What I’m hoping you can help me decide (and why)

  1. Vdev layout for resilience-first (still need ≥80 TB usable):
    Would you stick with 7×2-way mirrors + spare for IOPS and rebuild behavior, or steer me to 3×(5-wide RAIDZ2) for capacity while remaining robust? Any best practices for spreading drive batches across vdevs and spare strategy (on-pool hot vs shelf)?
  2. Special vdev details (metadata + DDT on special):
    Is two 2-way mirrored special vdevs (striped) a sane failure domain, or is a 3-way special mirror worth the capacity hit for home-lab “prosumer” reliability?
    What real-world starting point for special_small_blocks would you use for mixed VMs/media/photos/services? (I’m torn between 32K and 64K; I want enough metadata/small-IO acceleration without dragging too many medium files onto the special class.)
    Any consumer NVMe pitfalls you’ve seen when used as special vdevs (endurance/thermal), given my FireCuda 530s (no PLP, but good TBW)?
  3. Dedup scope with DDT-on-special:
    If I limit dedup to a few datasets (shared game libraries, VM/template libraries, maybe photo duplicates), is this sane with 512 GB RAM and special vdev DDT placement? I’d love rules-of-thumb (e.g., DDT size per TB of logical data, RAM headroom) and how they would fit my profile.
  4. VM disks on ZFS (current best practice):
    In 2025 on Proxmox 9 + ZFS, would you put VM disks as sparse files on a dataset (qcow2 or raw) or on zvols?
  • If files: preferred dataset props (recordsize, atime, TRIM/discard) and relevant Proxmox settings.
  • If zvols: your go-to volblocksize, snapshot/replication considerations, and any current pitfalls.
  • Most importantly: what do I truly gain/lose in practice (performance, fragmentation, management) with sparse files vs zvols?
  1. Windows “Previous Versions” from inside the VM (no SMB if possible):
    I’d love for users to restore files via Explorer’s “Previous Versions” inside the VM without exposing host SMB shares.

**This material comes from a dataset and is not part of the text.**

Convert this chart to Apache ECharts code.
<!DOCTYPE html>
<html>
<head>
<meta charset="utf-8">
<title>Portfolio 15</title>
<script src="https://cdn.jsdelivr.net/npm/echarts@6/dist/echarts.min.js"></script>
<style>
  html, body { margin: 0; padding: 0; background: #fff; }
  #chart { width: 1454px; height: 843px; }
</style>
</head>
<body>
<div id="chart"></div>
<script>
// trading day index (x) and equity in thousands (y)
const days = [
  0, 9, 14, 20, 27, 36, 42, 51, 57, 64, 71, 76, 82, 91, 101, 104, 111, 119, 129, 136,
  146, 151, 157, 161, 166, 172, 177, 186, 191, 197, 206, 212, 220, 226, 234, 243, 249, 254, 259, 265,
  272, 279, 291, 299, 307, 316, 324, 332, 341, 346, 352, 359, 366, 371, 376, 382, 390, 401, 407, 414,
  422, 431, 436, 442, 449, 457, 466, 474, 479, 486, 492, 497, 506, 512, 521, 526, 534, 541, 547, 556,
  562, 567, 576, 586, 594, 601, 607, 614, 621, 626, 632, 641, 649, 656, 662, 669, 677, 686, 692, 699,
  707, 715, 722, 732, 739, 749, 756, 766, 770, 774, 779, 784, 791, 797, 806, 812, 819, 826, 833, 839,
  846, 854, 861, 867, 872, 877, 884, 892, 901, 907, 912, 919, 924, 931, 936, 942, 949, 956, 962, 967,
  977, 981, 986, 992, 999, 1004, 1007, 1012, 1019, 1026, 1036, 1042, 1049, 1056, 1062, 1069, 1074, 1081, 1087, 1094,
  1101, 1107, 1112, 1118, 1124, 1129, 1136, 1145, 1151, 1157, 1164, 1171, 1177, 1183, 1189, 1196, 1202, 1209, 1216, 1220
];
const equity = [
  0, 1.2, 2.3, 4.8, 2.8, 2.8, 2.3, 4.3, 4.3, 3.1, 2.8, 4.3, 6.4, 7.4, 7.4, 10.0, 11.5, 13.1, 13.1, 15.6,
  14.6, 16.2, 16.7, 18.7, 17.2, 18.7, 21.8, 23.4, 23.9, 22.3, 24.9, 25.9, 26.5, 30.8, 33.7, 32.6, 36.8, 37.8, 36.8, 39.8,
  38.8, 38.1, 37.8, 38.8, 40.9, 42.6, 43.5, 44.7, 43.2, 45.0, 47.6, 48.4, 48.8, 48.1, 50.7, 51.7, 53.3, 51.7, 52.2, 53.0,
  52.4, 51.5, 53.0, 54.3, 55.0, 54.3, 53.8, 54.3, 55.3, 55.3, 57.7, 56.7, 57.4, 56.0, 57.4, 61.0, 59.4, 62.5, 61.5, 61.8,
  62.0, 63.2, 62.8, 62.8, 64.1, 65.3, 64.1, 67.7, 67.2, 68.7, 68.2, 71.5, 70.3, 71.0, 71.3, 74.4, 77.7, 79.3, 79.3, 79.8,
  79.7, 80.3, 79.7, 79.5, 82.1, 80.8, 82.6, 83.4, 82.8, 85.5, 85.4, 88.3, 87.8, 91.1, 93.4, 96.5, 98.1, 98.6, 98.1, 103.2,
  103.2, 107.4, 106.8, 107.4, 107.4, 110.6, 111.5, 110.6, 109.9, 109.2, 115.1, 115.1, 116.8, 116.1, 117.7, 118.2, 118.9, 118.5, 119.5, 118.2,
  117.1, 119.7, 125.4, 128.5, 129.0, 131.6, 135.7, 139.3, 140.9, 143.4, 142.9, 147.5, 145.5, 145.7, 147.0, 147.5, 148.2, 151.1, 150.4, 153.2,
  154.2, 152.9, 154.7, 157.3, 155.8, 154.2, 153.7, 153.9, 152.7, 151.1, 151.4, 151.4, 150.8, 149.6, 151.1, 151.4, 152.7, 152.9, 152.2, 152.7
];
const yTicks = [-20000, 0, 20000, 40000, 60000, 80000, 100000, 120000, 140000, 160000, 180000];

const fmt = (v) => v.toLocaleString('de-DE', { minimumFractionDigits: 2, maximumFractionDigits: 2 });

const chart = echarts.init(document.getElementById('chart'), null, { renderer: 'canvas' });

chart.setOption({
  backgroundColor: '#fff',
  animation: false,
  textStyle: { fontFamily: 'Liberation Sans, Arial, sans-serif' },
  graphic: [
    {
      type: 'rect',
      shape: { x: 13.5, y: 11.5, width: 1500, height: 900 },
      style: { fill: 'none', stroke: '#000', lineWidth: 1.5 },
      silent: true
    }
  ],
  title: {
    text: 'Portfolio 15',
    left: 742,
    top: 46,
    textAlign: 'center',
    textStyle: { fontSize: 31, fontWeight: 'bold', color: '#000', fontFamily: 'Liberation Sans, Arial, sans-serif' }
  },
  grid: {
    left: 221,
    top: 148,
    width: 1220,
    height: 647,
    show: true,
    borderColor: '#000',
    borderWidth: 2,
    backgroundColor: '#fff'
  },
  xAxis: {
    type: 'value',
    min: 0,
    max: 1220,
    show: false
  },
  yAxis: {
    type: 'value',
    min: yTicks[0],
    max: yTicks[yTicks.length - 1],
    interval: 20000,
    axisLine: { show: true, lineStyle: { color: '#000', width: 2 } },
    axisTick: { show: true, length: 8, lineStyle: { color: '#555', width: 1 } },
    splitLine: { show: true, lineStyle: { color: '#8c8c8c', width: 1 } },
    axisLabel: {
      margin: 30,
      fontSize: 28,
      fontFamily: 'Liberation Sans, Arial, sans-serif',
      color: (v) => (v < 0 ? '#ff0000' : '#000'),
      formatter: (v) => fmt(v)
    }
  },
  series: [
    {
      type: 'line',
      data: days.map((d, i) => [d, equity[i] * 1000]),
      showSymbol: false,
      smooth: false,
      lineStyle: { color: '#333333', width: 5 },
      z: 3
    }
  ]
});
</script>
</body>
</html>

Is there any practical route (e.g., iSCSI/vdisk + host snapshots surfacing in-guest, or managing VSS inside the guest) that actually works well? Or is Samba vfs_shadow_copy2 effectively the only sane option if I want that experience?
  2. PBS on ZFS (for VMs/LXCs/services only):
  • Dataset props you recommend (e.g., recordsize, compression choice, dedup=off?).
  • For cross-site: use today’s PBS push/sync features, or stick with zfs send/recv of PBS datastores?
  • A resilient but sane retention plan for homelab (I’m thinking: hourlies ~24–48 h, dailies ~14–30 d, weeklies ~8–12 w, monthlies ~6–12 m—feel free to edit).
  1. Tunables & sensible defaults (fit for my mix):
  • Compression: stay lz4, or move to zstd (which level) for VM/media mix?
  • atime mostly off? Any exceptions you’d keep on?
  • Defaults you like for xattr=sa, acltype=nfs4 (Samba), dnodesize=auto, redundant_metadata=most, logbias=throughput on media datasets, etc.
  1. Maintenance, health & monitoring (multi-site):
  • Even if “pre-burned,” what burn-in would you still run (SMART long, badblocks, fio patterns)?
  • Scrubs: monthly? More frequent at first?
  • SMART replacement rules: your thresholds (reallocs/pending/etc.) vs “run to failure.”
  • Observability: Would you run per-site Prometheus exporters with federation and a central read-only Grafana at my site, or something simpler? (I’m open—just want reliable alerts across all three sites.)
  1. Odds & ends / context worth judging me for :sweat_smile:
  • I rarely expose SMB/NFS/iSCSI (I prefer Nextcloud/Seafile/Syncthing/Resilio).
  • I know virtualized firewalls have caveats; I’ve run them carefully for a long time.
  • Consumer hardware is a compromise—I welcome reality checks specific to this design.